Using the data below, gather each line that includes the word "document".

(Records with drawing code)

........

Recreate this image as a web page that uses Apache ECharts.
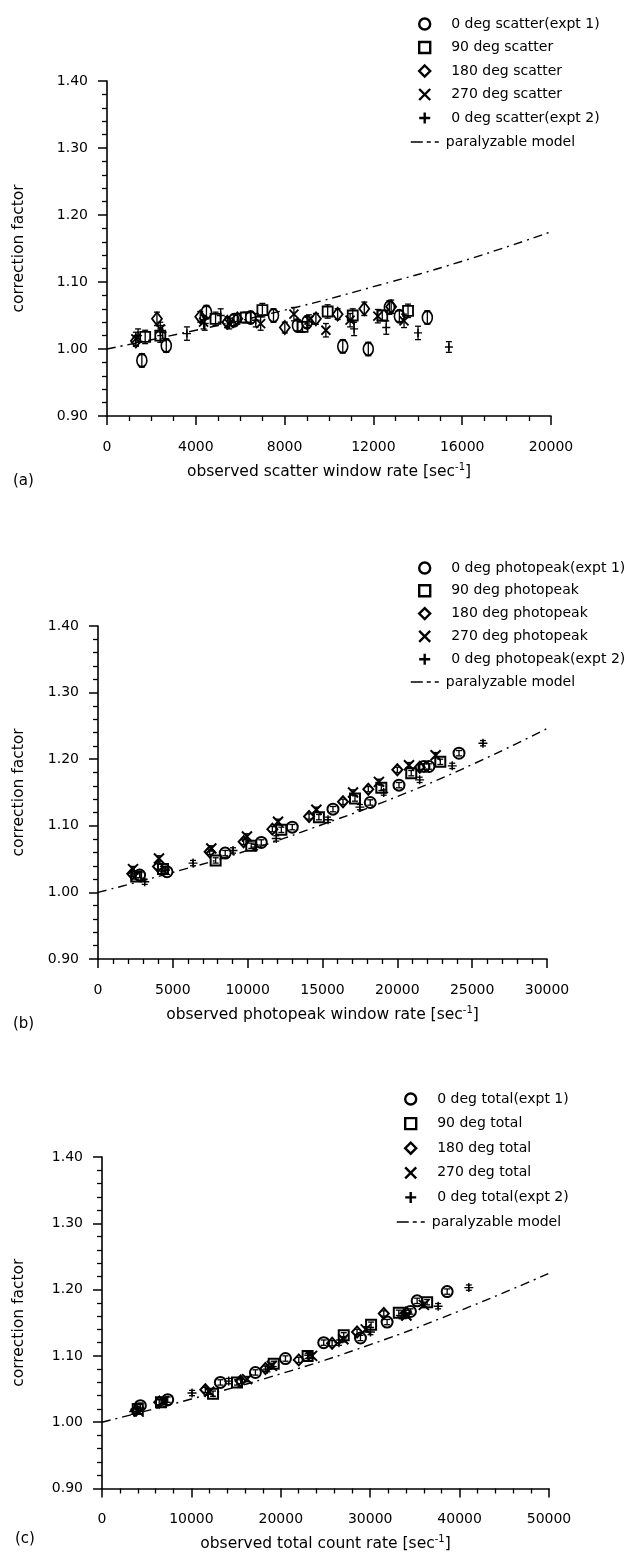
<!DOCTYPE html>
<html><head><meta charset="utf-8">
<script src="https://cdn.jsdelivr.net/npm/echarts@6/dist/echarts.min.js"></script>
<style>html,body{margin:0;padding:0;background:#fff}#c{width:636px;height:1553px}</style>
</head><body><div id="c"></div>
<script>
// ---------- Panel (a): scatter window ----------
const aNames = ['0 deg scatter(expt 1)','90 deg scatter','180 deg scatter','270 deg scatter','0 deg scatter(expt 2)'];
const aCircle  = [[1570,0.983,0.010],[2670,1.005,0.010],[4480,1.055,0.010],[5720,1.043,0.008],[6470,1.047,0.008],[7500,1.050,0.010],[8580,1.035,0.008],[9010,1.040,0.008],[10620,1.004,0.010],[11770,1.000,0.010],[12720,1.062,0.010],[13170,1.049,0.008],[14430,1.047,0.010]];
const aSquare  = [[1720,1.018,0.010],[2400,1.020,0.010],[4890,1.045,0.010],[6250,1.047,0.008],[7000,1.058,0.010],[8810,1.033,0.008],[9940,1.056,0.010],[11070,1.050,0.010],[12400,1.050,0.008],[13560,1.057,0.010]];
const aDiamond = [[1300,1.012,0.008],[2250,1.045,0.010],[4200,1.048,0.008],[5420,1.040,0.008],[5870,1.045,0.008],[8010,1.032,0.008],[9410,1.045,0.008],[10390,1.052,0.008],[11590,1.060,0.010],[12800,1.063,0.010]];
const aCross   = [[1300,1.015,0.010],[2400,1.030,0.010],[4350,1.040,0.010],[5500,1.038,0.008],[6920,1.038,0.010],[8420,1.052,0.010],[9100,1.043,0.008],[9860,1.028,0.010],[10950,1.043,0.010],[12200,1.049,0.010],[13380,1.042,0.010]];
const aPlus    = [[1400,1.020,0.010],[2500,1.025,0.010],[3600,1.023,0.010],[4400,1.038,0.010],[5120,1.050,0.010],[6700,1.043,0.010],[11130,1.030,0.010],[12580,1.032,0.010],[14010,1.024,0.010],[15400,1.003,0.008]];
const aModel   = [[0,1.000],[4000,1.028],[8000,1.058],[12000,1.093],[16000,1.131],[20000,1.175]];
const aXTicks  = {min:0, max:20000, interval:4000, minor:4};

// ---------- Panel (b): photopeak window ----------
const bNames = ['0 deg photopeak(expt 1)','90 deg photopeak','180 deg photopeak','270 deg photopeak','0 deg photopeak(expt 2)'];
const bCircle  = [[2780,1.026,0.004],[4610,1.031,0.004],[8500,1.059,0.004],[10910,1.075,0.004],[12980,1.098,0.004],[15700,1.125,0.004],[18190,1.135,0.004],[20110,1.161,0.004],[21780,1.189,0.004],[22110,1.189,0.004],[24120,1.209,0.004]];
const bSquare  = [[2550,1.024,0.004],[4340,1.035,0.004],[7860,1.048,0.004],[10240,1.070,0.004],[12250,1.094,0.004],[14760,1.113,0.004],[17170,1.141,0.004],[18930,1.157,0.004],[20930,1.179,0.004],[22870,1.196,0.004]];
const bDiamond = [[2290,1.028,0.004],[4010,1.039,0.004],[7460,1.061,0.004],[9730,1.076,0.004],[11650,1.095,0.004],[14100,1.114,0.004],[16370,1.136,0.004],[18060,1.155,0.004],[20000,1.184,0.004],[21500,1.188,0.004]];
const bCross   = [[2340,1.035,0.004],[4075,1.051,0.004],[7570,1.066,0.004],[9950,1.084,0.004],[12030,1.106,0.004],[14590,1.124,0.004],[17040,1.150,0.004],[18770,1.166,0.004],[20780,1.191,0.004],[22560,1.206,0.004]];
const bPlus    = [[3120,1.016,0.004],[4500,1.033,0.004],[6350,1.044,0.004],[9020,1.063,0.004],[10500,1.068,0.004],[11910,1.081,0.004],[15370,1.109,0.004],[17500,1.128,0.004],[19090,1.150,0.004],[21490,1.169,0.004],[23670,1.190,0.004],[25720,1.224,0.004]];
const bModel   = [[0,1.000],[5000,1.030],[10000,1.063],[15000,1.102],[20000,1.144],[25000,1.192],[30000,1.246]];
const bXTicks  = {min:0, max:30000, interval:5000, minor:5};

// ---------- Panel (c): total count ----------
const cNames = ['0 deg total(expt 1)','90 deg total','180 deg total','270 deg total','0 deg total(expt 2)'];
const cCircle  = [[4290,1.025,0.004],[7350,1.034,0.004],[13240,1.060,0.004],[17160,1.075,0.004],[20520,1.096,0.004],[24800,1.120,0.004],[28910,1.127,0.004],[31890,1.151,0.004],[34500,1.167,0.004],[35250,1.183,0.004],[38610,1.197,0.004]];
const cSquare  = [[4000,1.020,0.004],[6600,1.030,0.004],[12420,1.043,0.004],[15100,1.060,0.004],[19210,1.088,0.004],[23000,1.100,0.004],[27040,1.131,0.004],[30100,1.147,0.004],[33200,1.165,0.004],[36370,1.181,0.004]];
const cDiamond = [[3800,1.018,0.004],[6400,1.030,0.004],[11560,1.049,0.004],[15500,1.062,0.004],[18280,1.081,0.004],[22010,1.094,0.004],[25740,1.119,0.004],[28530,1.136,0.004],[31520,1.164,0.004],[34000,1.165,0.004]];
const cCross   = [[4100,1.016,0.004],[6900,1.032,0.004],[12000,1.046,0.004],[16230,1.065,0.004],[19000,1.085,0.004],[23500,1.100,0.004],[27000,1.125,0.004],[29500,1.140,0.004],[34060,1.161,0.004],[36000,1.177,0.004]];
const cPlus    = [[3540,1.016,0.004],[10070,1.044,0.004],[14170,1.062,0.004],[18500,1.080,0.004],[23130,1.101,0.004],[26500,1.120,0.004],[30030,1.136,0.004],[33500,1.160,0.004],[37600,1.175,0.004],[41030,1.203,0.004]];
const cModel   = [[0,1.000],[10000,1.035],[20000,1.073],[30000,1.117],[40000,1.168],[50000,1.2245]];
const cXTicks  = {min:0, max:50000, interval:10000, minor:5};

const yTicks = {min:0.9, max:1.4, interval:0.1, minor:5};
const modelName = 'paralyzable model';
const panelLabels = ['(a)','(b)','(c)'];
const xTitles = ['observed scatter window rate [sec{sup|-1}]','observed photopeak window rate [sec{sup|-1}]','observed total count rate [sec{sup|-1}]'];
const yTitle = 'correction factor';

// ---------- styles / layout ----------
const FONT = '"DejaVu Sans", "Liberation Sans", Arial, sans-serif';
const BLACK = '#000';
const SYM_X = 'path://M0,0L10,10M10,0L0,10';
const SYM_P = 'path://M5,0L5,10M0,5L10,5';

const layout = [
  {grid:{left:107, top:81, width:444, height:335}, yGap:80, xGap:46, yLm:19,
   leg:{left:413, top:12, gap:9.5}, legM:{left:405, top:130}, lab:{left:8, top:469},
   sym:{c:[10,13], s:10, d:[10,13], x:9, p:8}, bw:1.8},
  {grid:{left:98, top:626, width:449, height:333}, yGap:71, xGap:46, yLm:19,
   leg:{left:413, top:556, gap:8.8}, legM:{left:405, top:670}, lab:{left:8, top:1012},
   sym:{c:11, s:10, d:[10,11], x:10, p:9}, bw:2},
  {grid:{left:102, top:1157, width:447, height:334}, yGap:75, xGap:46, yLm:19,
   leg:{left:399, top:1087, gap:10.6}, legM:{left:391, top:1210}, lab:{left:10, top:1527},
   sym:{c:11, s:10, d:[10,11], x:10, p:9}, bw:2}
];

const panels = [
  {names:aNames, sets:[aCircle,aSquare,aDiamond,aCross,aPlus], model:aModel, xt:aXTicks},
  {names:bNames, sets:[bCircle,bSquare,bDiamond,bCross,bPlus], model:bModel, xt:bXTicks},
  {names:cNames, sets:[cCircle,cSquare,cDiamond,cCross,cPlus], model:cModel, xt:cXTicks}
];

function errRender(params, api){
  const x = api.value(0), y = api.value(1), e = api.value(2);
  const t = api.coord([x, y + e]), b = api.coord([x, y - e]);
  const hw = 3;
  const st = {stroke: BLACK, lineWidth: 1.3};
  return {type:'group', children:[
    {type:'line', shape:{x1:t[0], y1:t[1], x2:b[0], y2:b[1]}, style:st},
    {type:'line', shape:{x1:t[0]-hw, y1:t[1], x2:t[0]+hw, y2:t[1]}, style:st},
    {type:'line', shape:{x1:b[0]-hw, y1:b[1], x2:b[0]+hw, y2:b[1]}, style:st}
  ]};
}

const option = {
  backgroundColor:'#fff', animation:false,
  textStyle:{fontFamily:FONT, color:BLACK},
  title:[], grid:[], xAxis:[], yAxis:[], legend:[], series:[]
};

panels.forEach((p, i) => {
  const L = layout[i];
  option.grid.push(Object.assign({containLabel:false}, L.grid));
  option.xAxis.push({
    type:'value', gridIndex:i, min:p.xt.min, max:p.xt.max, interval:p.xt.interval,
    axisLine:{lineStyle:{color:BLACK, width:1.6}},
    axisTick:{inside:false, length:9, lineStyle:{color:BLACK, width:1.5}},
    minorTick:{show:true, splitNumber:p.xt.minor, length:5, lineStyle:{color:BLACK, width:1.3}},
    splitLine:{show:false}, minorSplitLine:{show:false},
    axisLabel:{color:BLACK, fontSize:14, margin:24, fontFamily:FONT, formatter:v => String(v)},
    name:xTitles[i], nameLocation:'middle', nameGap:L.xGap,
    nameTextStyle:{color:BLACK, fontSize:15.5, fontFamily:FONT,
      rich:{sup:{fontSize:10, padding:[0,0,9,0], fontFamily:FONT, color:BLACK}}}
  });
  option.yAxis.push({
    type:'value', gridIndex:i, min:yTicks.min, max:yTicks.max, interval:yTicks.interval,
    axisLine:{lineStyle:{color:BLACK, width:1.6}},
    axisTick:{inside:false, length:9, lineStyle:{color:BLACK, width:1.5}},
    minorTick:{show:true, splitNumber:yTicks.minor, length:5, lineStyle:{color:BLACK, width:1.3}},
    splitLine:{show:false}, minorSplitLine:{show:false},
    axisLabel:{color:BLACK, fontSize:14, margin:L.yLm, fontFamily:FONT, formatter:v => v.toFixed(2)},
    name:yTitle, nameLocation:'middle', nameGap:L.yGap, nameRotate:90,
    nameTextStyle:{color:BLACK, fontSize:15.5, fontFamily:FONT}
  });
  option.title.push({text:panelLabels[i], left:L.lab.left, top:L.lab.top,
    textStyle:{fontSize:15, fontWeight:'normal', color:BLACK, fontFamily:FONT}});

  const syms = [
    {symbol:'circle', size:L.sym.c},
    {symbol:'rect', size:L.sym.s},
    {symbol:'diamond', size:L.sym.d},
    {symbol:SYM_X, size:L.sym.x},
    {symbol:SYM_P, size:L.sym.p}
  ];
  // error bars (drawn through the axes' scales)
  option.series.push({
    type:'custom', xAxisIndex:i, yAxisIndex:i, renderItem:errRender,
    encode:{x:0, y:1}, data:[].concat(...p.sets), z:1, silent:true
  });
  p.sets.forEach((d, k) => {
    option.series.push({
      name:p.names[k], type:'scatter', xAxisIndex:i, yAxisIndex:i,
      data:d, symbol:syms[k].symbol, symbolSize:syms[k].size, z:3,
      itemStyle:{color:'rgba(0,0,0,0)', borderColor:BLACK, borderWidth:(k===4?1.4:L.bw), opacity:1}
    });
  });
  option.series.push({
    name:modelName, type:'line', xAxisIndex:i, yAxisIndex:i, data:p.model, smooth:true,
    symbol:'none', showSymbol:false, z:2,
    itemStyle:{color:BLACK},
    lineStyle:{color:BLACK, width:1.4, type:[9,5,2,5]}
  });
  option.legend.push({
    data:p.names, orient:'vertical', left:L.leg.left, top:L.leg.top,
    itemWidth:11, itemHeight:11, itemGap:L.leg.gap, selectedMode:false,
    itemStyle:{color:'rgba(0,0,0,0)', borderColor:BLACK, borderWidth:2.4},
    textStyle:{color:BLACK, fontSize:14, lineHeight:14, fontFamily:FONT, padding:[0,0,0,16]}
  });
  option.legend.push({
    data:[modelName], orient:'vertical', left:L.legM.left, top:L.legM.top,
    itemWidth:30, itemHeight:14, selectedMode:false,
    itemStyle:{color:'rgba(0,0,0,0)', borderColor:'rgba(0,0,0,0)', borderWidth:0},
    lineStyle:{color:BLACK, width:1.5, type:[12,4,4,4,4,2]},
    textStyle:{color:BLACK, fontSize:14, lineHeight:14, fontFamily:FONT}
  });
});

const chart = echarts.init(document.getElementById('c'), null, {renderer:'canvas'});
chart.setOption(option);
</script>
</body></html>
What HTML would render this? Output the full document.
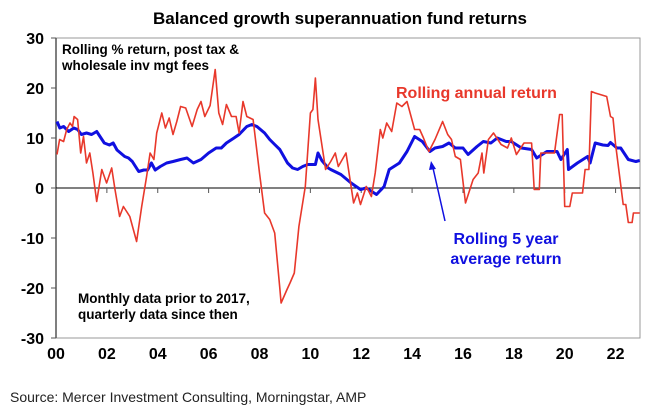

........

## Worked solution
const chart = echarts.init(document.getElementById('c'), null, {renderer:'canvas'});
What HTML would render this? Output the full document.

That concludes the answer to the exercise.